I forget that this unfettered space is just yawning here, more patient than any soul would bother. When the first itch to write comes and those tiny psychic cracks appear, I thrash about wildly, not knowing where or who to unleash the fury of words upon. And then, every once in a while, I remember how I thought at the beginning of the pajamapocalypse that I would write my way through it – write myself out of it.
That did not happen.
Instead, I cocooned in the blue room with a pair of ageing greyhounds and the brainy boy, arguing Karamazovs and Brontes. No voices were raised in the making of my COVID-delayed divorce. It still feels incomplete somehow, or at least anticlimactic. The world went into slow-mo and the mental health of the human population went to shit, which was doubly bad for those of us who were already a little wobbly.
In an incredibly unhelpful move, I drank like a fish, stopped picking up the phone and spent more time than I’d like to admit arranging candles and religious icons on the shelf above what used to be my closet.

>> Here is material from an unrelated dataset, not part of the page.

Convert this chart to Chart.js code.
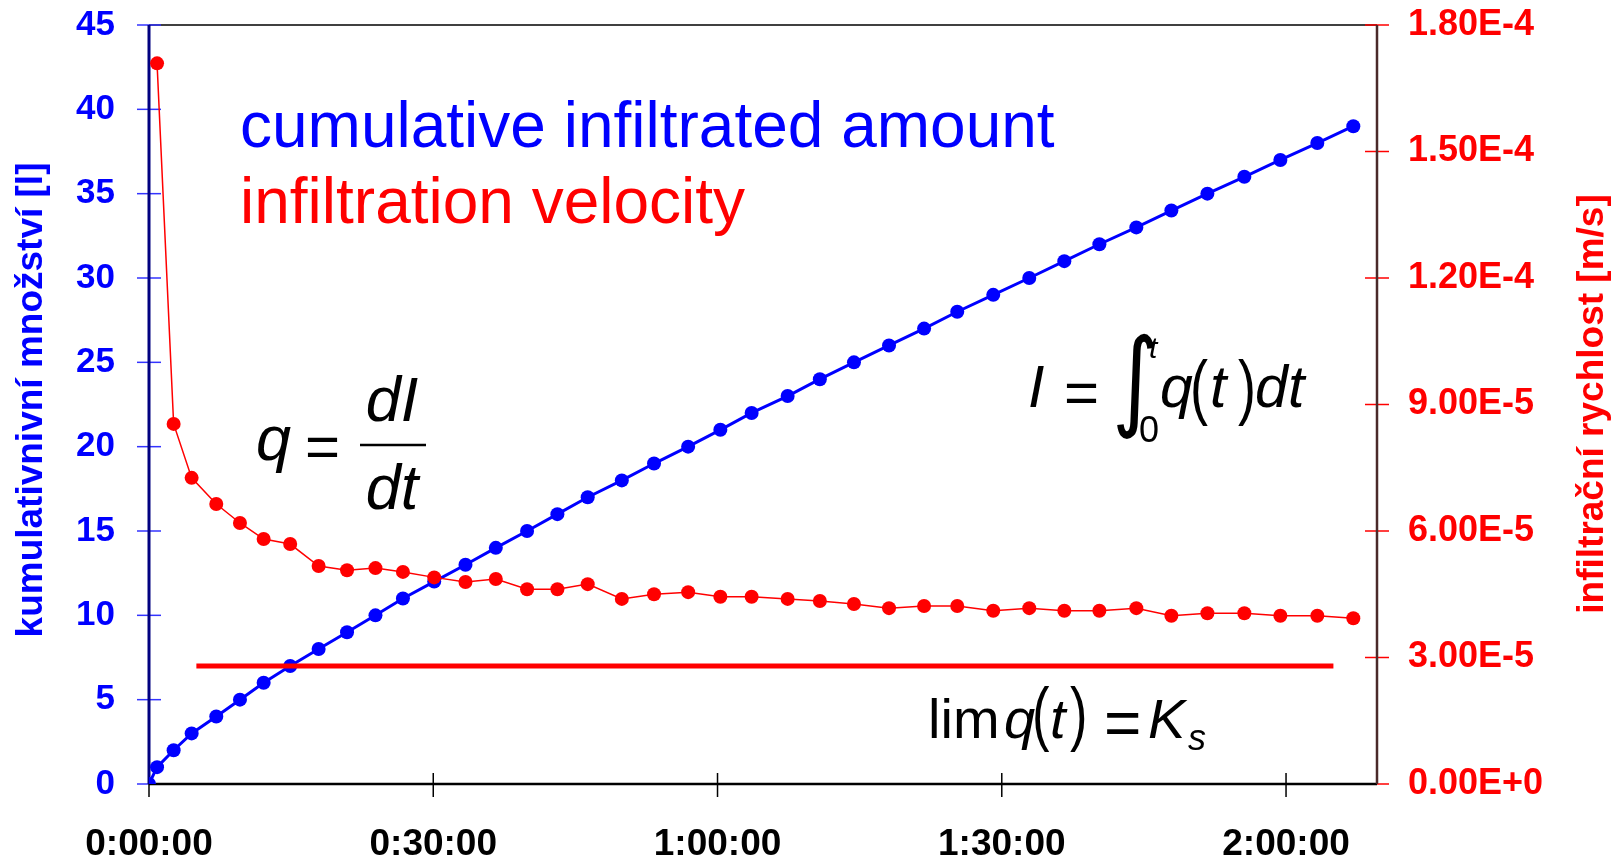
<!DOCTYPE html>
<html>
<head>
<meta charset="utf-8">
<script src="https://cdn.jsdelivr.net/npm/chart.js@4/dist/chart.umd.min.js"></script>
<style>
  body { margin: 0; background: #fff; }
  canvas { display: block; }
</style>
</head>
<body>
<canvas id="infiltration" width="1616" height="861"></canvas>
<script>
// time of each reading [min]
const timeMin = [0, 0.85, 2.6, 4.5, 7.1, 9.6, 12.1, 14.9, 17.9, 20.9, 23.9, 26.8, 30.1, 33.4, 36.6,
  39.9, 43.1, 46.3, 49.9, 53.3, 56.9, 60.3, 63.6, 67.4, 70.8, 74.4, 78.1, 81.8, 85.3, 89.1,
  92.9, 96.6, 100.3, 104.2, 107.9, 111.7, 115.6, 119.4, 123.3, 127.1];

// cumulative infiltrated amount [l]
const cumLiters = [0, 1, 2, 3, 4, 5, 6, 7, 8, 9, 10, 11, 12, 13, 14, 15, 16, 17, 18, 19,
  20, 21, 22, 23, 24, 25, 26, 27, 28, 29, 30, 31, 32, 33, 34, 35, 36, 37, 38, 39];

// infiltration velocity [m/s], from the second reading on
const velocity = [1.709e-4, 8.54e-5, 7.26e-5, 6.64e-5, 6.19e-5, 5.81e-5, 5.69e-5, 5.17e-5, 5.07e-5,
  5.12e-5, 5.03e-5, 4.90e-5, 4.79e-5, 4.86e-5, 4.62e-5, 4.62e-5, 4.74e-5, 4.39e-5, 4.50e-5,
  4.55e-5, 4.44e-5, 4.44e-5, 4.39e-5, 4.34e-5, 4.27e-5, 4.17e-5, 4.22e-5, 4.22e-5, 4.11e-5,
  4.17e-5, 4.11e-5, 4.11e-5, 4.17e-5, 3.99e-5, 4.05e-5, 4.05e-5, 3.99e-5, 3.99e-5, 3.93e-5];

// saturated conductivity line
const ksValue = 2.8e-5;
const ksTimes = [5, 125];

const xTicks = [0, 30, 60, 90, 120];
const leftTicks = [0, 5, 10, 15, 20, 25, 30, 35, 40, 45];
const rightTicks = [0, 3e-5, 6e-5, 9e-5, 1.2e-4, 1.5e-4, 1.8e-4];

const BLUE = '#0000ff';
const RED = '#ff0000';
const FONT = '"Liberation Sans", Arial, sans-serif';

const blueData = timeMin.map((t, i) => ({ x: t, y: cumLiters[i] }));
const redData = velocity.map((v, i) => ({ x: timeMin[i + 1], y: v }));
const ksData = ksTimes.map((t) => ({ x: t, y: ksValue }));

const fmtTime = (v) => {
  const h = Math.floor(v / 60);
  const m = Math.round(v % 60);
  return h + ':' + String(m).padStart(2, '0') + ':00';
};

const fmtExp = (v) => {
  if (v === 0) return '0.00E+0';
  return v.toExponential(2).toUpperCase();
};

const txt = (ctx, s, x, y, font, color, align) => {
  ctx.font = font;
  ctx.fillStyle = color || '#000';
  ctx.textAlign = align || 'left';
  ctx.textBaseline = 'alphabetic';
  ctx.fillText(s, x, y);
};

// same as txt but squeezed / stretched (thin brackets, tall integral)
const txtScaled = (ctx, s, x, y, font, sx, sy) => {
  ctx.save();
  ctx.translate(x, y);
  ctx.scale(sx, sy);
  txt(ctx, s, 0, 0, font);
  ctx.restore();
};

// axis lines with ticks crossing them, like the original Excel chart
const axesPlugin = {
  id: 'axesPlugin',
  beforeDatasetsDraw(chart) {
    const { ctx, chartArea: a, scales } = chart;
    ctx.save();
    ctx.lineWidth = 1.5;
    ctx.strokeStyle = '#000';
    ctx.beginPath();
    ctx.moveTo(a.left, a.top);
    ctx.lineTo(a.right, a.top);
    ctx.stroke();

    ctx.lineWidth = 1.5;
    ctx.strokeStyle = '#3333ff';
    leftTicks.forEach((v) => {
      const y = scales.y.getPixelForValue(v);
      ctx.beginPath();
      ctx.moveTo(a.left - 12, y);
      ctx.lineTo(a.left + 12, y);
      ctx.stroke();
    });
    ctx.strokeStyle = RED;
    rightTicks.forEach((v) => {
      const y = scales.y1.getPixelForValue(v);
      ctx.beginPath();
      ctx.moveTo(a.right - 12, y);
      ctx.lineTo(a.right + 12, y);
      ctx.stroke();
    });
    ctx.strokeStyle = '#000';
    xTicks.forEach((v) => {
      const x = scales.x.getPixelForValue(v);
      ctx.beginPath();
      ctx.moveTo(x, a.bottom - 11);
      ctx.lineTo(x, a.bottom + 13);
      ctx.stroke();
    });

    ctx.lineWidth = 2.5;
    ctx.strokeStyle = '#000';
    ctx.beginPath();
    ctx.moveTo(a.left, a.bottom);
    ctx.lineTo(a.right, a.bottom);
    ctx.stroke();
    ctx.lineWidth = 3;
    ctx.strokeStyle = '#000080';
    ctx.beginPath();
    ctx.moveTo(a.left, a.top);
    ctx.lineTo(a.left, a.bottom);
    ctx.stroke();
    ctx.lineWidth = 2.5;
    ctx.strokeStyle = '#4a2a2a';
    ctx.beginPath();
    ctx.moveTo(a.right, a.top);
    ctx.lineTo(a.right, a.bottom);
    ctx.stroke();
    ctx.restore();
  },
  afterDraw(chart) {
    const ctx = chart.ctx;
    ctx.save();

    // axis titles, both reading bottom to top
    ctx.save();
    ctx.translate(29, 400);
    ctx.rotate(-Math.PI / 2);
    txt(ctx, 'kumulativnivní množství [l]', 0, 13, 'bold 37px ' + FONT, BLUE, 'center');
    ctx.restore();
    ctx.save();
    ctx.translate(1590, 404);
    ctx.rotate(-Math.PI / 2);
    txt(ctx, 'infiltrační rychlost [m/s]', 0, 13, 'bold 37px ' + FONT, RED, 'center');
    ctx.restore();

    // legend-like captions
    txt(ctx, 'cumulative infiltrated amount', 240, 147, '64px ' + FONT, BLUE);
    txt(ctx, 'infiltration velocity', 240, 223, '64px ' + FONT, RED);

    const it = (n) => 'italic ' + n + 'px ' + FONT;
    const up = (n) => n + 'px ' + FONT;

    // q = dI/dt
    txt(ctx, 'q', 256, 460, it(63));
    txt(ctx, '=', 305, 467, up(60));
    ctx.lineWidth = 2.5;
    ctx.strokeStyle = '#000';
    ctx.beginPath();
    ctx.moveTo(360, 445);
    ctx.lineTo(426, 445);
    ctx.stroke();
    txt(ctx, 'dI', 392, 421, it(63), '#000', 'center');
    txt(ctx, 'dt', 392, 509, it(63), '#000', 'center');

    // I = integral q(t) dt
    txt(ctx, 'I', 1028, 407, it(59));
    txt(ctx, '=', 1064, 413, up(60));
    txtScaled(ctx, '\u222B', 1112, 416, '72px "DejaVu Sans"', 1.25, 1.51);
    txt(ctx, 't', 1149, 358, it(30));
    txt(ctx, '0', 1139, 442, up(36));
    txt(ctx, 'q', 1160, 407, it(59));
    txtScaled(ctx, '(', 1190, 411, up(72), 0.75, 1);
    txt(ctx, 't', 1210, 407, it(59));
    txtScaled(ctx, ')', 1238, 411, up(72), 0.75, 1);
    txt(ctx, 'd', 1255, 407, it(59));
    txt(ctx, 't', 1288, 407, it(59));

    // lim q(t) = Ks
    txt(ctx, 'lim', 928, 738, up(56));
    txt(ctx, 'q', 1004, 738, it(56));
    txtScaled(ctx, '(', 1032, 737, up(70), 0.75, 1);
    txt(ctx, 't', 1050, 738, it(56));
    txtScaled(ctx, ')', 1070, 737, up(70), 0.75, 1);
    txt(ctx, '=', 1104, 745, up(64));
    txt(ctx, 'K', 1148, 738, it(56));
    txt(ctx, 's', 1188, 750, it(36));

    ctx.restore();
  }
};

const ctx = document.getElementById('infiltration');

new Chart(ctx, {
  type: 'scatter',
  data: {
    datasets: [
      {
        label: 'Ks',
        data: ksData,
        yAxisID: 'y1',
        showLine: true,
        borderColor: RED,
        borderWidth: 5,
        pointRadius: 0,
        borderCapStyle: 'butt'
      },
      {
        label: 'infiltration velocity',
        data: redData,
        yAxisID: 'y1',
        showLine: true,
        borderColor: RED,
        borderWidth: 1.5,
        backgroundColor: RED,
        pointRadius: 7,
        pointBorderWidth: 0
      },
      {
        label: 'cumulative infiltrated amount',
        data: blueData,
        yAxisID: 'y',
        showLine: true,
        borderColor: BLUE,
        borderWidth: 3,
        backgroundColor: BLUE,
        pointRadius: 7,
        pointBorderWidth: 0
      }
    ]
  },
  options: {
    responsive: false,
    devicePixelRatio: 1,
    animation: false,
    layout: { padding: { top: 25, left: 0, right: 0, bottom: 0 } },
    plugins: {
      legend: { display: false },
      tooltip: { enabled: false }
    },
    scales: {
      x: {
        type: 'linear',
        position: 'bottom',
        min: 0,
        max: 129.6,
        grid: { display: false },
        border: { display: false },
        afterBuildTicks: (scale) => { scale.ticks = xTicks.map((v) => ({ value: v })); },
        afterFit: (scale) => {
          scale.height = 77;
          scale.paddingLeft = 0;
          scale.paddingRight = 0;
        },
        ticks: {
          callback: (v) => fmtTime(v),
          color: '#000',
          padding: 31,
          maxRotation: 0,
          font: { family: FONT, size: 37, weight: 'bold' }
        }
      },
      y: {
        position: 'left',
        min: 0,
        max: 45,
        grid: { display: false },
        border: { display: false },
        afterBuildTicks: (scale) => { scale.ticks = leftTicks.map((v) => ({ value: v })); },
        afterFit: (scale) => {
          scale.width = 149;
          scale.paddingTop = 0;
          scale.paddingBottom = 0;
        },
        ticks: {
          color: BLUE,
          padding: 26,
          font: { family: FONT, size: 35, weight: 'bold' }
        }
      },
      y1: {
        position: 'right',
        min: 0,
        max: 1.8e-4,
        grid: { display: false },
        border: { display: false },
        afterBuildTicks: (scale) => { scale.ticks = rightTicks.map((v) => ({ value: v })); },
        afterFit: (scale) => {
          scale.width = 239;
          scale.paddingTop = 0;
          scale.paddingBottom = 0;
        },
        ticks: {
          callback: (v) => fmtExp(v),
          color: RED,
          padding: 23,
          font: { family: FONT, size: 36, weight: 'bold' }
        }
      }
    }
  },
  plugins: [axesPlugin]
});
</script>
</body>
</html>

It was always going to have to happen like this. I was always going to have to start again and again until I can, until I DO write myself out of it. So I come here, and am both embarrassed and deeply moved to find the place in order, doors unlocked, cupboards stocked, and the gracious gift of a blank page in front of me. [ Thanks B. for indulging me.]
So yeah, there’s a crack in everything, and you know what that means.
I’ll see you sooner rather than later, though it should be noted that by “you” I mostly mean “me and maybe B., if like he gets some kind of notification when I remember to post.